Perhaps no issue in financial reform is more important to the public than the need to end bank bailouts, which only shift losses from banks and investors to taxpayers. Just as many on the left mistake the redistribution of wealth for its creation, so Wall Street’s protectors on the left and right alike mistake the redistribution of losses for their avoidance. Most Americans — 71 percent in a Rasmussen poll in May 2012 — think government should let troubled banks fail. Among independents, the percentage is 74. Even 60 percent of Democrats agree.

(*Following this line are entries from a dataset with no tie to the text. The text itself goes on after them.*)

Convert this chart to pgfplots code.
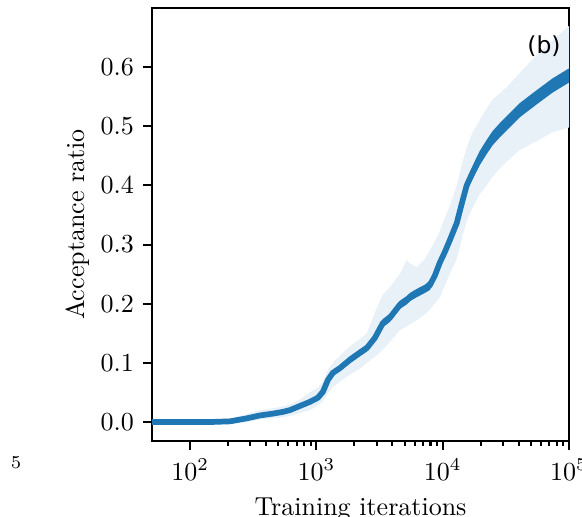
\documentclass[border=0pt]{standalone}
\usepackage{fontspec}
\usepackage{pgfplots}
\usepackage{pgfplotstable}
\pgfplotsset{compat=1.18}
\newfontfamily\dejavu{DejaVu Sans}
\definecolor{tabblue}{HTML}{1F77B4}
\definecolor{bandblue}{HTML}{E8F0F8}

% x, mean, band low, band high, spread of the noisy mean
\pgfplotstableread{
x      m      lo     hi     d
50     0.000 -0.003  0.003  0.001
100    0.000 -0.003  0.003  0.001
150    0.000 -0.003  0.004  0.001
207    0.001 -0.003  0.006  0.001
280    0.006  0.000  0.013  0.001
357    0.011  0.004  0.020  0.001
450    0.014  0.006  0.023  0.001
543    0.017  0.008  0.026  0.001
617    0.020  0.010  0.030  0.001
740    0.027  0.015  0.038  0.002
889    0.034  0.020  0.050  0.002
1028   0.041  0.028  0.058  0.003
1126   0.051  0.035  0.068  0.003
1233   0.071  0.048  0.088  0.004
1350   0.083  0.059  0.100  0.005
1534   0.091  0.068  0.112  0.005
1840   0.105  0.080  0.128  0.006
2208   0.117  0.090  0.140  0.006
2507   0.125  0.100  0.150  0.006
2900   0.142  0.110  0.185  0.006
3355   0.167  0.122  0.215  0.007
3811   0.176  0.135  0.228  0.007
4573   0.198  0.155  0.250  0.007
5200   0.206  0.162  0.274  0.007
5485   0.211  0.165  0.268  0.007
6230   0.218  0.172  0.262  0.007
7206   0.225  0.182  0.275  0.007
7894   0.231  0.190  0.290  0.008
8647   0.247  0.200  0.305  0.008
9470   0.269  0.211  0.322  0.008
10370  0.287  0.230  0.345  0.008
11360  0.307  0.250  0.365  0.009
12900  0.336  0.275  0.400  0.009
14390  0.375  0.315  0.440  0.010
15480  0.400  0.340  0.465  0.010
17270  0.422  0.362  0.490  0.011
19610  0.446  0.385  0.510  0.012
22280  0.465  0.400  0.530  0.012
24850  0.480  0.415  0.545  0.012
28220  0.493  0.428  0.556  0.012
32050  0.505  0.440  0.566  0.012
40620  0.527  0.460  0.590  0.012
55360  0.549  0.475  0.620  0.012
74060  0.569  0.490  0.645  0.012
100000 0.586  0.498  0.670  0.012
}\accdata

\begin{document}
\begin{tikzpicture}
\clip (-58.5pt,-29.2pt) rectangle (165.4pt,169.6pt);
\begin{axis}[
  at={(0,0)}, anchor=south west,
  scale only axis, width=160.4pt, height=166.5pt,
  xmode=log, xmin=50, xmax=1e5,
  ymin=-0.032, ymax=0.70,
  xtick={100,1000,10000,100000},
  ytick={0,0.1,0.2,0.3,0.4,0.5,0.6},
  yticklabel style={/pgf/number format/.cd, fixed, fixed zerofill, precision=1},
  tick pos=left, tick align=outside,
  major tick length=3.5pt, minor tick length=2pt,
  tick style={black, line width=0.8pt},
  axis line style={line width=0.8pt},
  xlabel={Training iterations},
  ylabel={Acceptance ratio},
  ylabel style={yshift=-2.5pt},
]
% light band: stack lo, then hi-lo filled
\addplot[draw=none, stack plots=y, forget plot] table[x=x, y=lo] {\accdata};
\addplot[fill=bandblue, draw=none, stack plots=y, forget plot]
  table[x=x, y expr=\thisrow{hi}-\thisrow{lo}] {\accdata} \closedcycle;
% dark band: move stack down to m-d, then 2d filled
\addplot[draw=none, stack plots=y, forget plot]
  table[x=x, y expr=\thisrow{m}-\thisrow{d}-\thisrow{hi}] {\accdata};
\addplot[fill=tabblue, draw=none, stack plots=y, forget plot]
  table[x=x, y expr=2*\thisrow{d}] {\accdata} \closedcycle;

\addplot[tabblue, line width=2.2pt, stack plots=false] table[x=x, y=m] {\accdata};

\node[font=\dejavu\fontsize{9}{10}\selectfont] at (rel axis cs:0.94,0.912) {(b)};
\end{axis}
\node[font=\fontsize{7}{8}\selectfont] at (-52.3pt,-8.5pt) {5};
\end{tikzpicture}
\end{document}
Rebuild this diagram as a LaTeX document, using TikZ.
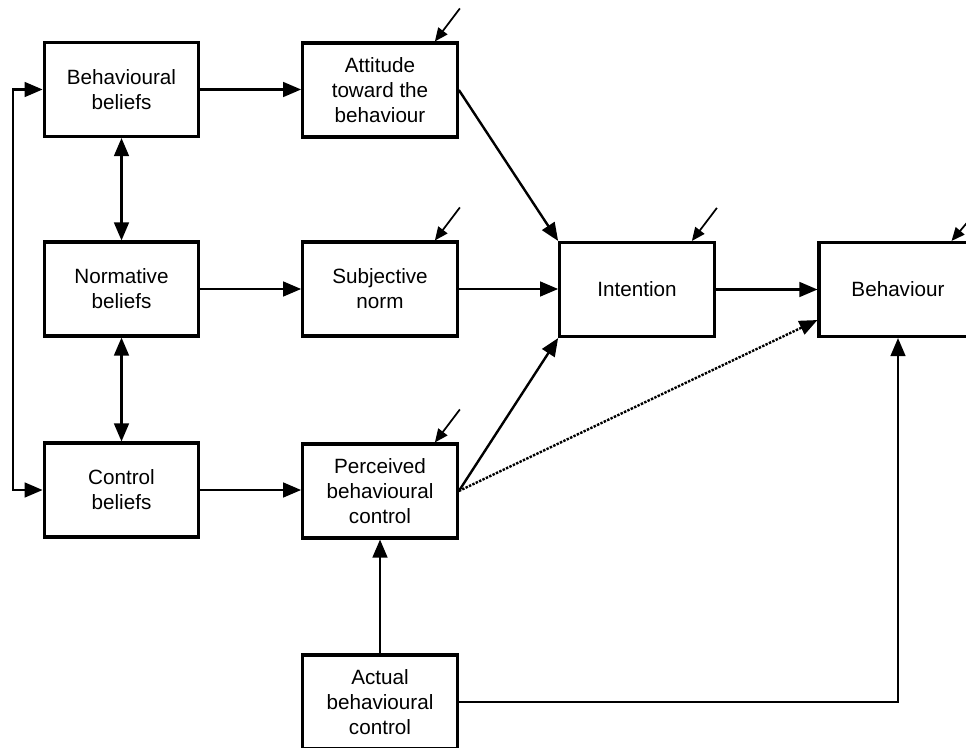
\documentclass[tikz,border=0pt]{standalone}
\usepackage{fontspec}
\setmainfont{Liberation Sans}
\usepackage{tikz}
\usetikzlibrary{arrows.meta}

\tikzset{
  box/.style={draw, line width=2.3pt, minimum width=116pt, minimum height=70.5pt, align=center, inner sep=2pt, font=\fontsize{15.5}{18.75}\selectfont},
  link/.style={line width=1.8pt, -{Triangle[length=13.5pt,width=11pt]}},
  duallink/.style={line width=1.8pt, {Triangle[length=13.5pt,width=11pt]}-{Triangle[length=13.5pt,width=11pt]}},
  errarrow/.style={line width=1.3pt, -{Triangle[length=10pt,width=8.5pt]}},
}

\begin{document}
\begin{tikzpicture}[x=0.75pt,y=0.75pt,yscale=-1,xscale=1]
\useasboundingbox (0,0) rectangle (966,748);
\node[box] (bb) at (121.5,89.5) {Behavioural\\beliefs};
\node[box] (att) at (380,90) {Attitude\\toward the\\behaviour};
\node[box] (nb) at (121.5,289) {Normative\\beliefs};
\node[box] (sn) at (380,289) {Subjective\\norm};
\node[box] (int) at (637,289.5) {Intention};
\node[box, minimum width=118.5pt] (beh) at (898,289.5) {Behaviour};
\node[box] (cb) at (121.5,490) {Control\\beliefs};
\node[box] (pbc) at (380,491) {Perceived\\behavioural\\control};
\node[box] (abc) at (380,702) {Actual\\behavioural\\control};
\coordinate (fb) at (13,0);
% beliefs
\draw[link] (bb.east) -- (bb.east -| att.west);
\draw[link] (nb) -- (sn);
\draw[link] (cb) -- (cb -| pbc.west);
\draw[duallink] (bb) -- (nb);
\draw[duallink] (nb) -- (cb);
\draw[duallink] (bb.west) -- (bb.west -| fb) -- (cb.west -| fb) -- (cb.west);
% intention and behaviour
\draw[link] (att.east) -- (int.north west);
\draw[link] (sn) -- (sn -| int.west);
\draw[link] (pbc.east) -- (int.south west);
\draw[link, densely dotted] (pbc.east) -- ([shift={(0,-18)}]beh.south west);
\draw[link] (int) -- (beh);
\draw[link] (abc) -- (pbc);
\draw[link] (abc.east) -| (beh.south);
% error terms
\draw[errarrow] ([shift={(1,-33)}]att.north east) -- ([shift={(-24,0)}]att.north east);
\draw[errarrow] ([shift={(1,-33)}]sn.north east) -- ([shift={(-24,0)}]sn.north east);
\draw[errarrow] ([shift={(1,-33)}]int.north east) -- ([shift={(-24,0)}]int.north east);
\draw[errarrow] ([shift={(1,-33)}]beh.north east) -- ([shift={(-27,0)}]beh.north east);
\draw[errarrow] ([shift={(1,-33)}]pbc.north east) -- ([shift={(-24,0)}]pbc.north east);
\end{tikzpicture}
\end{document}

The Dodd-Frank Act institutes procedures for protecting taxpayers by imposing losses on creditors, but then it enshrines the status quo by allowing regulators to forgo those procedures. Similar procedures were in place for Fannie Mae and Freddie Mac but have never been used. The authors of Dodd-Frank never gave any serious consideration to restraining government’s power to regulate banks. Its solution to the Federal Reserve policies that helped inflate the housing bubble? Increase the Fed’s power. Even when supporters of regulation were critical of the way it was implemented, such as in the area of consumer protection, their solution wasn’t to restrain regulators but only to rearrange boxes on an organization chart. For all his complaints about the Federal Reserve’s failure to enforce consumer-lending laws adequately, Barney Frank helped ensure that the accountable regulators would stay on the government payroll by being transferred to the newly created Consumer Financial Protection Bureau. Government’s power to bail out banks and rescue their debt holders can be limited only by limiting the access that regulators have to the large amounts of cash they can use for that purpose.

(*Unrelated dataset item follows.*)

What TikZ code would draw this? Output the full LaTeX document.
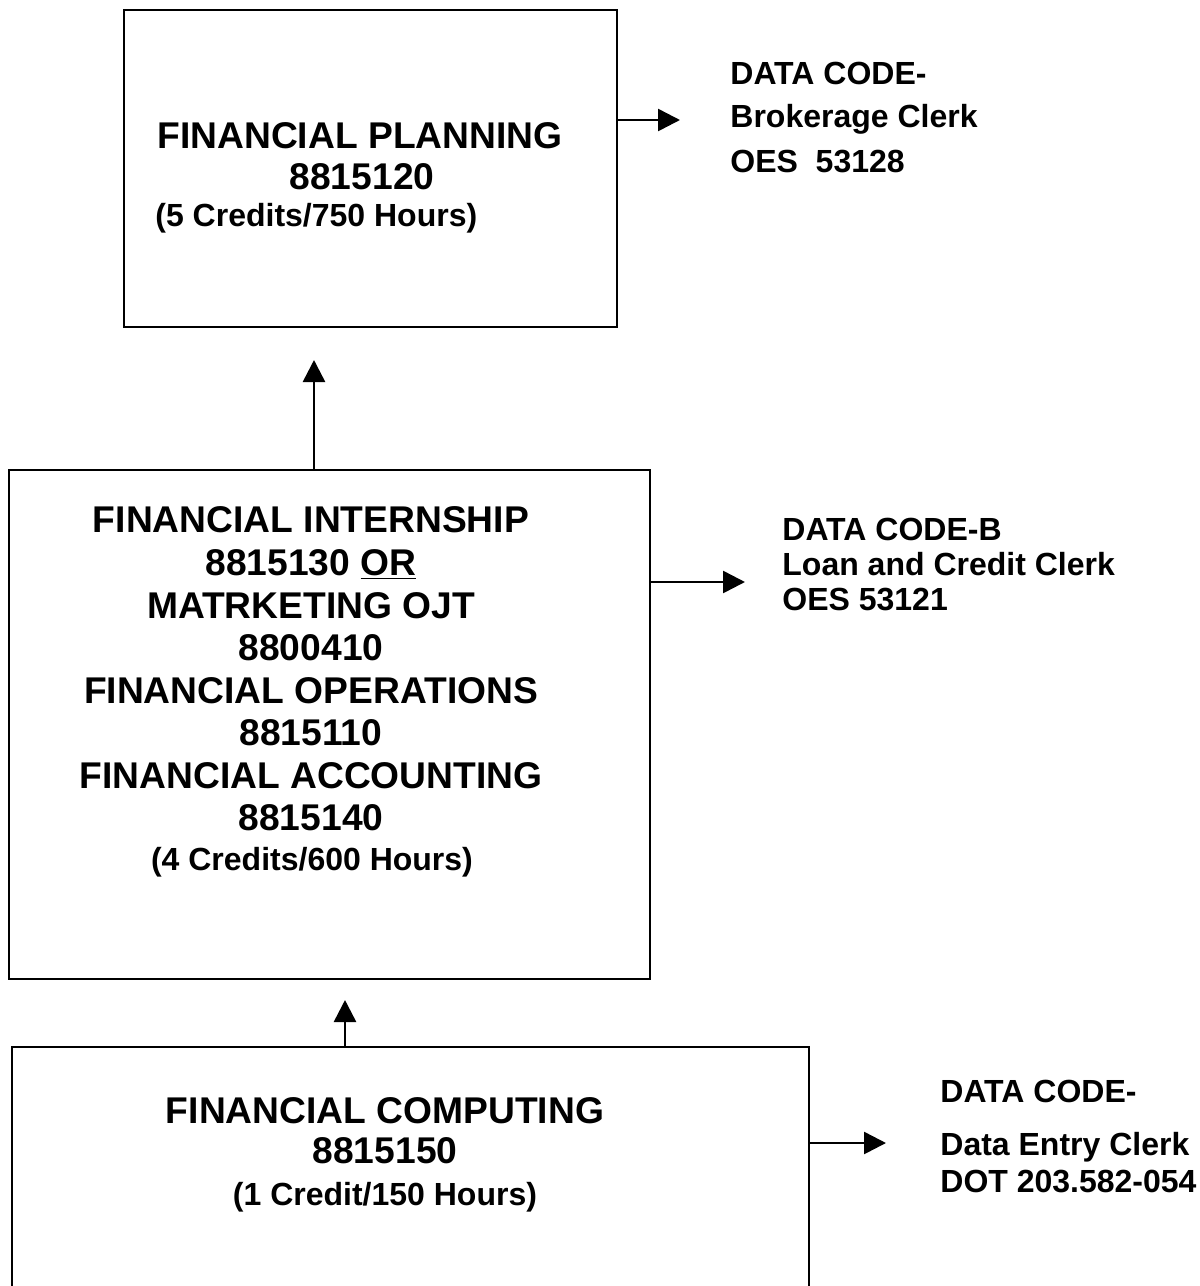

The Treasury Department’s Exchange Stabilization Fund is the most obvious place to start imposing such limits. It was established in 1934 to allow the Treasury to manage the value of the dollar relative to other currencies. Given that the United States no longer manages the value of the dollar but instead allows it to float, the fund today, which has about $100 billion, is obsolete. It was used to back the mutual-fund industry. During the Clinton administration, when Timothy Geithner directed the fund, the Treasury used it to protect Wall Street investments in Mexico. The fund should be eliminated or, at the very least, its use should be restricted.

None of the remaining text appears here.